Data supplied:
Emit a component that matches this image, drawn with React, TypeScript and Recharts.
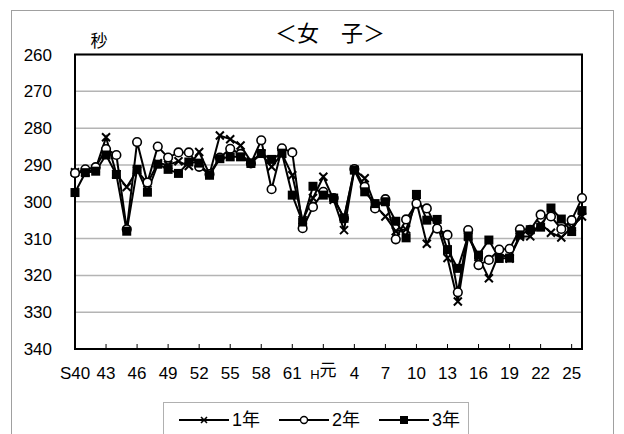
==
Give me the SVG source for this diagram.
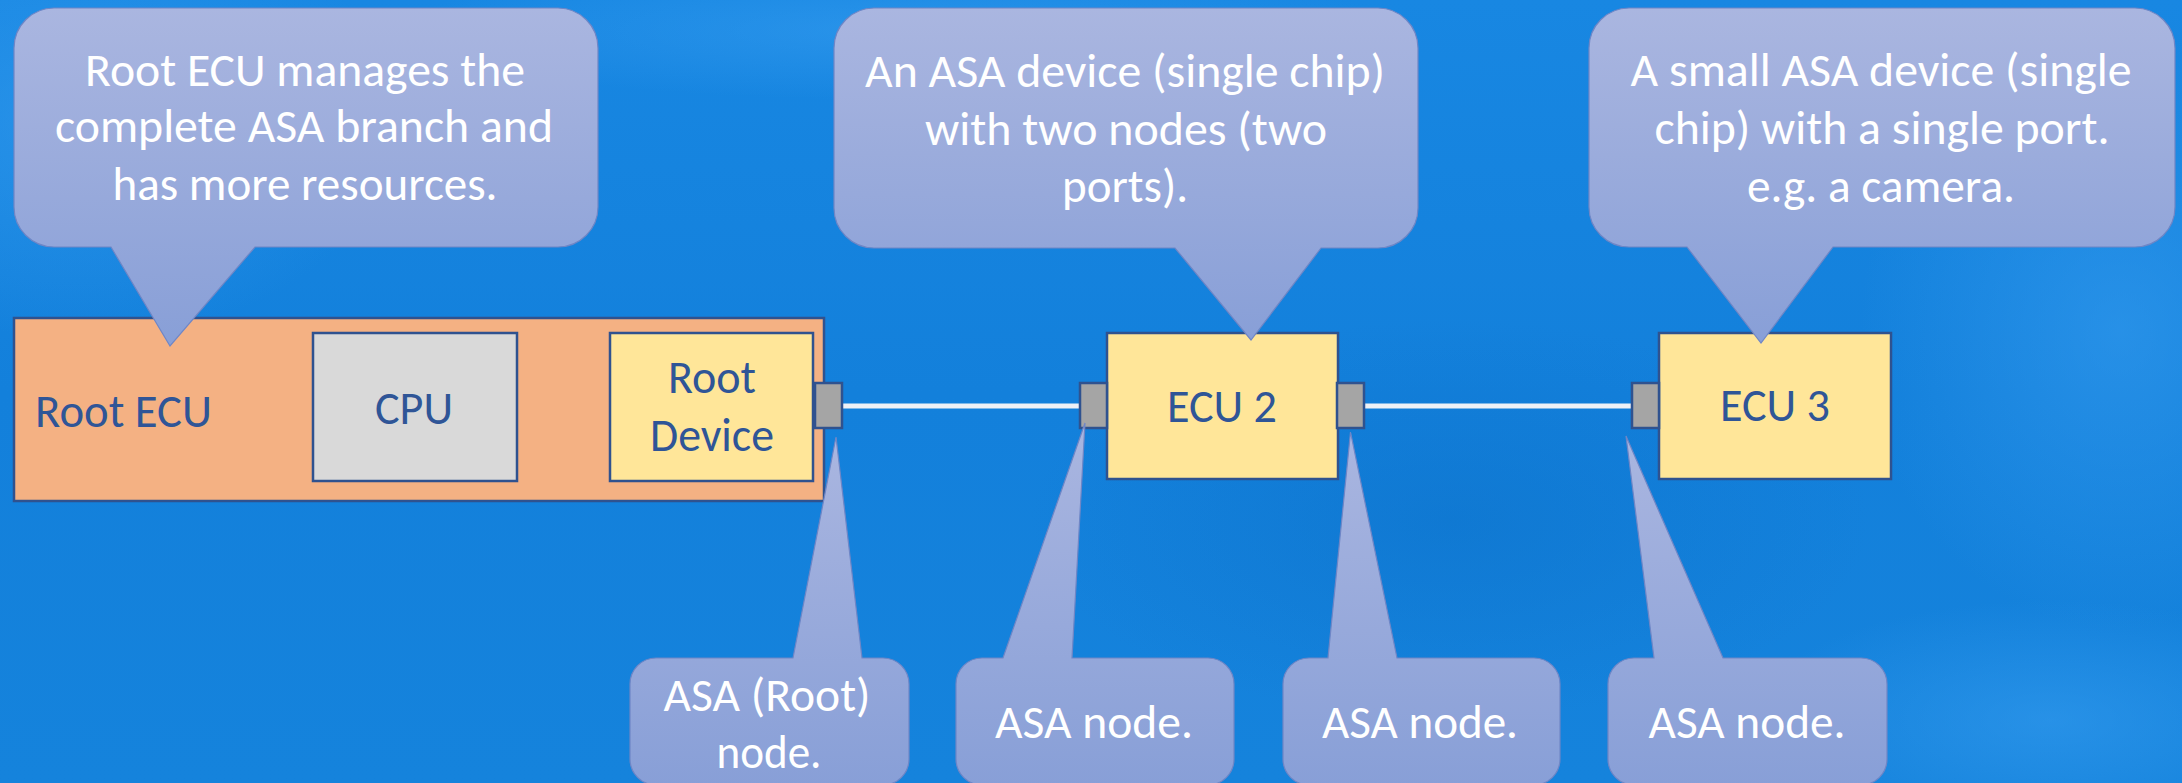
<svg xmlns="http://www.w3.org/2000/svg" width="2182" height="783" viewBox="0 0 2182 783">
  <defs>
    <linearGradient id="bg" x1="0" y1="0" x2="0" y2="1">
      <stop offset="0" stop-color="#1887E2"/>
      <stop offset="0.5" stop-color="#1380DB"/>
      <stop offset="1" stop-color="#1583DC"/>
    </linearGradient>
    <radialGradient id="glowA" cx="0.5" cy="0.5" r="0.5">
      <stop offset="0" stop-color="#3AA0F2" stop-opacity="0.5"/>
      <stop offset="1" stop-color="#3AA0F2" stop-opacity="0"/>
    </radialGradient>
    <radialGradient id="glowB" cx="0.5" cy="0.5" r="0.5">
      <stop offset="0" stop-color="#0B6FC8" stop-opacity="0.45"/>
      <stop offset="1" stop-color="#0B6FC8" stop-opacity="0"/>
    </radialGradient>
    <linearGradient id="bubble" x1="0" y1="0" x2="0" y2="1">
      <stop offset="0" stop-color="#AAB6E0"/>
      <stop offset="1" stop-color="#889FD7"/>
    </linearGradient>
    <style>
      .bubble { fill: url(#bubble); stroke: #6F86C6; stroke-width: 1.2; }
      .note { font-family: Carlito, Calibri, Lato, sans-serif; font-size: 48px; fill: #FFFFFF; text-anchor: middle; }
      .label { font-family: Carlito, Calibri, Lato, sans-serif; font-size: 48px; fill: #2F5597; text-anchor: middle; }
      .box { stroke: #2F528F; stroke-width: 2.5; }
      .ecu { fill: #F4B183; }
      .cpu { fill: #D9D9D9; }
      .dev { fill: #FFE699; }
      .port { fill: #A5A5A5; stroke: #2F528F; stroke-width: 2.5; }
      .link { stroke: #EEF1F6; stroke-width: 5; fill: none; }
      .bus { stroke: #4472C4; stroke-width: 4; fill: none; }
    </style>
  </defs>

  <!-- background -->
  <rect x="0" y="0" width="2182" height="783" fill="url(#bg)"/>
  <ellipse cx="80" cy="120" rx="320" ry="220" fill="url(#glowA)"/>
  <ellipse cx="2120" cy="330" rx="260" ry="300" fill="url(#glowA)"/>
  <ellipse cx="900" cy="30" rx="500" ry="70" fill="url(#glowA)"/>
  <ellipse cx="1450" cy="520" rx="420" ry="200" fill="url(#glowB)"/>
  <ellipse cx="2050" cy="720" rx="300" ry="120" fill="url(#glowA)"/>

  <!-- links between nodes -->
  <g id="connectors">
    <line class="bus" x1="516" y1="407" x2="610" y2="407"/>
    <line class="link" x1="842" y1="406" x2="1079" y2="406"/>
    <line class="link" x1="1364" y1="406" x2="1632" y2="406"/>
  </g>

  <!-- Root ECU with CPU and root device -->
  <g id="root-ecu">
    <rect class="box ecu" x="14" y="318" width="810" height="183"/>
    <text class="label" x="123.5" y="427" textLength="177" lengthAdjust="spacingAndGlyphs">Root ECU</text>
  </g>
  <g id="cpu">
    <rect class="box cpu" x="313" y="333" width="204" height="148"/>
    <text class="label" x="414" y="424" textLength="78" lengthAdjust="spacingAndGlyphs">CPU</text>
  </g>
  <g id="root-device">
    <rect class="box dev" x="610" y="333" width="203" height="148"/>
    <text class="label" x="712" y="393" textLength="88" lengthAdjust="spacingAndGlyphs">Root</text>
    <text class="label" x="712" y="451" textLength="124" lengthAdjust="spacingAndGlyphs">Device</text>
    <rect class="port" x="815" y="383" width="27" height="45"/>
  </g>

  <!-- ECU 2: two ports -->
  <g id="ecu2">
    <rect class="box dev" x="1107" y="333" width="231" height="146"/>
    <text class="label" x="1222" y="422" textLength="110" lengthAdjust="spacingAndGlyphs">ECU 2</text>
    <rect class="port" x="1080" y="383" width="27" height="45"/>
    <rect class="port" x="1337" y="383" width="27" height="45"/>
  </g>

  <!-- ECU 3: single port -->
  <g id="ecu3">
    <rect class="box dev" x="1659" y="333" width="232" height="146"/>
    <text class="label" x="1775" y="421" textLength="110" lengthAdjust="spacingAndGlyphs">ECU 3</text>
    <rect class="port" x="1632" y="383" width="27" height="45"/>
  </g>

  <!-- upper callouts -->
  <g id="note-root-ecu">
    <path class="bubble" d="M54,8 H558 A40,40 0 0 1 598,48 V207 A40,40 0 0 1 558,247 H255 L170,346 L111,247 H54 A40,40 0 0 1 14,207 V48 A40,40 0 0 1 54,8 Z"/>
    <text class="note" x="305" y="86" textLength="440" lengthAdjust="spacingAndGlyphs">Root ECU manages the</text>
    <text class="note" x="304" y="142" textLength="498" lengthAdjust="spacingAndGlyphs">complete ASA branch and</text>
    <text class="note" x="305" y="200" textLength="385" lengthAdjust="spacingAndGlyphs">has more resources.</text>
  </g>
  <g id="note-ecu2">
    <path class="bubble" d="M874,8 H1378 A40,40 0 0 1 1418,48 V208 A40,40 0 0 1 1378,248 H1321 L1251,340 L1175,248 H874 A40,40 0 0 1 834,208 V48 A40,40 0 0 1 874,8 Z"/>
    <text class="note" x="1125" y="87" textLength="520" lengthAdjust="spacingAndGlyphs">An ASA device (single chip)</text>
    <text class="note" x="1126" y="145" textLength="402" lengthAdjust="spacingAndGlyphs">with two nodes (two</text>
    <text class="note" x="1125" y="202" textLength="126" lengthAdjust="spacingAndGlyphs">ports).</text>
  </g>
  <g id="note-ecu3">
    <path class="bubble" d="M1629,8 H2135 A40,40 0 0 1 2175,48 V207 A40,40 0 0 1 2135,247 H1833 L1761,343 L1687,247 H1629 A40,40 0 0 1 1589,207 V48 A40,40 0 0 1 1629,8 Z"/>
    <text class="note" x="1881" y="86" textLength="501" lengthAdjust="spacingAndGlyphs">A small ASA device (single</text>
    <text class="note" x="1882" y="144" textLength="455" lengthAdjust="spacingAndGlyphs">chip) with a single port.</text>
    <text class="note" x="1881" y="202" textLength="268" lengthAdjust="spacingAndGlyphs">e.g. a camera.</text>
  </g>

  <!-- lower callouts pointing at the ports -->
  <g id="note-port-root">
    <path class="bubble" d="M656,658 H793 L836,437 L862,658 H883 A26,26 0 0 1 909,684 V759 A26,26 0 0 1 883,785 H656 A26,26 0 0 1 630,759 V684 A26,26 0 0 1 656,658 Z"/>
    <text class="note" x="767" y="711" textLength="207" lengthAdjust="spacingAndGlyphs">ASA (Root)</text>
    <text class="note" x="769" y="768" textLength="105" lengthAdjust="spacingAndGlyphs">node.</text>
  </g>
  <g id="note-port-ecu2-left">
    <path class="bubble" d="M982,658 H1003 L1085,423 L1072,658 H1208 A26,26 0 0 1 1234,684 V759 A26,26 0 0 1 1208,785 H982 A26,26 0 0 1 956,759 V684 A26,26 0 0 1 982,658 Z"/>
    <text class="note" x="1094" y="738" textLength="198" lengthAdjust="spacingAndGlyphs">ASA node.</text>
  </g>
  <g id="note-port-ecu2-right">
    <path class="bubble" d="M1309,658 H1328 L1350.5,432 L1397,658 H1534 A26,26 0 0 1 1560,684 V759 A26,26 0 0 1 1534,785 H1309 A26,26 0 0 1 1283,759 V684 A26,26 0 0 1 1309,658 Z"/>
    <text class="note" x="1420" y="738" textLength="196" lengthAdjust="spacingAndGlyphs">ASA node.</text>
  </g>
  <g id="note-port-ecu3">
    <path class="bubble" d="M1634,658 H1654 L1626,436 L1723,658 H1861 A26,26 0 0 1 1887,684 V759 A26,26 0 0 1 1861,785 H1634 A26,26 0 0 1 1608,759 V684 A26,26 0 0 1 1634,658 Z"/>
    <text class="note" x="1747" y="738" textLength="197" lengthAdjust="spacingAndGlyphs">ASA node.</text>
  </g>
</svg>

What the task asks: Go through the records and gather the lines that hold "with".

Answer to this task:
Emit a component that matches this image, drawn with React, TypeScript and Recharts.
  <!-- Root ECU with CPU and root device -->
    <text class="note" x="1126" y="145" textLength="402" lengthAdjust="spacingAndGlyphs">with two nodes (two</text>
    <text class="note" x="1882" y="144" textLength="455" lengthAdjust="spacingAndGlyphs">chip) with a single port.</text>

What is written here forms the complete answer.